Three new appointments to strengthen Burnet Board
Burnet Institute has announced the appointment of three new members to its Board of Directors, as part of an expansion to strengthen the Institute’s finance, legal, and philanthropic governance expertise as it pursues its next phase of strategic growth.
Belinda Collins and Brooke Miller will join the Board from August. Sarah Matheson AM will join the Board in October.
The expansion of the Board follows a targeted search to bring additional commercial, legal, financial, governance and philanthropic expertise to support Burnet’s ambitions in research growth, philanthropic and commercial partnerships, tied to its strategic goals.
Belinda Collins
Belinda Collins brings more than 25 years’ expertise in philanthropic governance, revenue strategy and generative AI, having secured substantial philanthropic, government and commercial investment across the higher education, medical research and international development sectors through growth and change.
She currently serves on the boards and board sub-committees for the Stroke Foundation, Bush Heritage Australia and Nabucares.ai.
Belinda was previously a Board Director at the Barbara Dicker Brain Sciences Foundation and Head of Individual and Family Philanthropy at the Murdoch Children’s Research Institute and has served as an Ambassador for Burnet Institute work on HIV since 2011.
Brooke Miller
Brooke Miller has extensive executive and non-executive leadership experiences across her previous roles at Lineage, BP, and Castrol, including in the climate change and renewable energy sector.
She holds directorships with Melbourne Business School and AgriBio, Australia’s first integrated agricultural systems biology research centre, a joint initiative of the Victorian Government and La Trobe University.
Brooke brings an understanding of working in the Asia-Pacific region, as well as deep financial, risk governance and change management expertise.
Sarah Matheson
Sarah Matheson AM is a globally recognised commercial lawyer and governance leader, with 20 years as a partner at the top-tier law firm Allens, specialising in health sector law, regulation and technology commercialisation.
She currently serves as President of the Board of the National Stroke Foundation and Deputy Chair of the Royal Melbourne Hospital Neuroscience Foundation.
Former roles include Chair of The Australian Ballet School and serving on an advisory committee for One Basin Cooperative Research Centre.
Sarah was made a Member of the Order of Australia in 2021 for her service to the law, intellectual property protection and the not-for-profit sector.
Burnet Institute Chair James Flintoft said the appointments reflected the Institute’s commitment to building a Board with the breadth of skills needed to support its strategic direction.
“Belinda, Brooke and Sarah bring exactly the kind of depth we set out to find. Belinda’s track record in philanthropic strategy and governance, Brooke’s experience leading complex multi-jurisdictional commercial operations, and Sarah’s deep legal and regulatory expertise in the health and biotech sectors.
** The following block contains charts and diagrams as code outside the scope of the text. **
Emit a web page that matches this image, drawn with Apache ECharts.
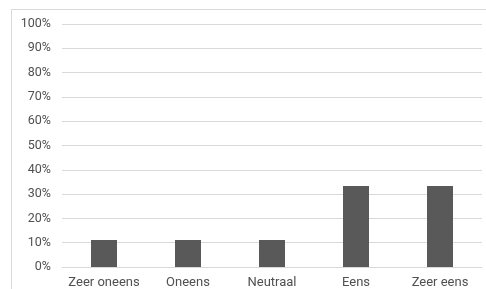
<!DOCTYPE html>
<html>
<head>
<meta charset="utf-8">
<script src="https://cdn.jsdelivr.net/npm/echarts@6/dist/echarts.min.js"></script>
<style>
  html, body { margin: 0; padding: 0; background: #fff; }
  #main { width: 486px; height: 289px; }
</style>
</head>
<body>
<div id="main"></div>
<script>
// data
var categories = ['Zeer oneens', 'Oneens', 'Neutraal', 'Eens', 'Zeer eens'];
var values = [11.1, 11.1, 11.1, 33.3, 33.3];

var chart = echarts.init(document.getElementById('main'));
chart.setOption({
    backgroundColor: '#fff',
    animation: false,
    graphic: [{
        type: 'rect',
        shape: { x: 11.5, y: 9.5, width: 490, height: 300 },
        style: { fill: 'none', stroke: '#d9d9d9', lineWidth: 1 }
    }],
    grid: { left: 62, right: 4, top: 24, bottom: 22 },
    xAxis: {
        type: 'category',
        data: categories,
        axisLine: { show: true, lineStyle: { color: '#d9d9d9' } },
        axisTick: { show: false },
        axisLabel: {
            interval: 0,
            color: '#505050', fontSize: 13, fontFamily: 'Roboto', margin: 9
        }
    },
    yAxis: {
        type: 'value',
        min: 0, max: 100, interval: 10,
        axisLine: { show: false },
        axisTick: { show: false },
        splitLine: { lineStyle: { color: '#d9d9d9' } },
        axisLabel: {
            color: '#505050', fontSize: 12.5, fontFamily: 'Roboto', margin: 11,
            formatter: '{value}%'
        }
    },
    series: [{
        type: 'bar',
        data: values,
        barWidth: 26,
        itemStyle: { color: '#595959' }
    }]
});
</script>
</body>
</html>
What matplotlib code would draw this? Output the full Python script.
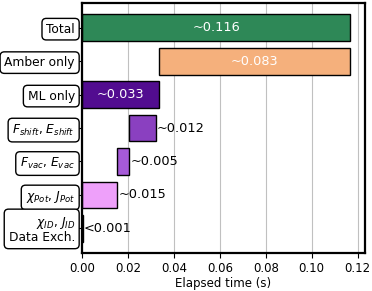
import matplotlib
matplotlib.use("Agg")
import matplotlib.pyplot as plt

labels = [
    "Total",
    "Amber only",
    "ML only",
    r"$F_{shift}$, $E_{shift}$",
    r"$F_{vac}$, $E_{vac}$",
    r"$\chi_{Pot}$, $J_{Pot}$",
    "$\\chi_{ID}$, $J_{ID}$\nData Exch.",
]
starts = [0.0, 0.0335, 0.0, 0.0205, 0.0153, 0.0, 0.0]
widths = [0.1168, 0.0833, 0.0335, 0.0117, 0.0053, 0.0153, 0.0004]
texts = ["~0.116", "~0.083", "~0.033", "~0.012", "~0.005", "~0.015", "<0.001"]
inside = [True, True, True, False, False, False, False]
colors = ["#2e8857", "#f5b07c", "#520c90", "#8a40c0", "#a65ad8", "#eea0fa", "#d9c0f0"]


def main():
    plt.rcParams["font.size"] = 8.5
    plt.rcParams["mathtext.fontset"] = "dejavusans"
    fig, ax = plt.subplots(figsize=(3.72, 2.91), dpi=100)

    ypos = list(range(len(labels)))
    ax.set_axisbelow(True)
    ax.grid(True, axis="x", color="#c0c0c0", linewidth=0.8)
    ax.barh(ypos, widths, left=starts, height=0.8, color=colors,
            edgecolor="black", linewidth=1.0)

    for y, s, w, t, inn in zip(ypos, starts, widths, texts, inside):
        if inn:
            ax.text(s + w / 2, y, t, ha="center", va="center",
                    color="white", fontsize=9.3)
        else:
            ax.text(s + w + 0.0005, y, t, ha="left", va="center",
                    color="black", fontsize=9.3)

    ax.set_yticks(ypos)
    ax.set_yticklabels(labels, fontsize=8.8, linespacing=1.0)
    ax.tick_params(axis="y", pad=1.5)
    ax.tick_params(axis="x", pad=2.5)
    for lab in ax.get_yticklabels():
        lab.set_bbox(dict(boxstyle="round,pad=0.35", facecolor="white",
                          edgecolor="black", linewidth=1.0))
    ax.invert_yaxis()
    ax.set_xlim(0, 0.123)
    ax.set_xticks([0.0, 0.02, 0.04, 0.06, 0.08, 0.10, 0.12])
    ax.set_xlabel("Elapsed time (s)", fontsize=8.5, labelpad=2)
    for sp in ax.spines.values():
        sp.set_linewidth(1.6)

    fig.subplots_adjust(left=0.22, right=0.98, top=0.99, bottom=0.13)
    fig.savefig("out.png", dpi=100)


if __name__ == "__main__":
    main()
Together, they represent a deliberate strengthening of our Board’s skills as Burnet enters its next phase of development,” said Mr Flintoft.
Burnet CEO Professor Brendan Crabb AC said the new directors would bring valuable expertise and strengthen the Institute’s governance.
“Board composition matters enormously to an organisation like Burnet, where the decisions we make have real consequences for global health outcomes. Belinda, Brooke and Sarah each bring a rigour and breadth of experience, in revenue governance, change management, environmental stewardship, large-scale commercial leadership, and legal and regulatory strategy in our own sector that will directly strengthen how we plan, invest and manage risk as we grow out research impact in a rapidly changing world,” said Professor Crabb.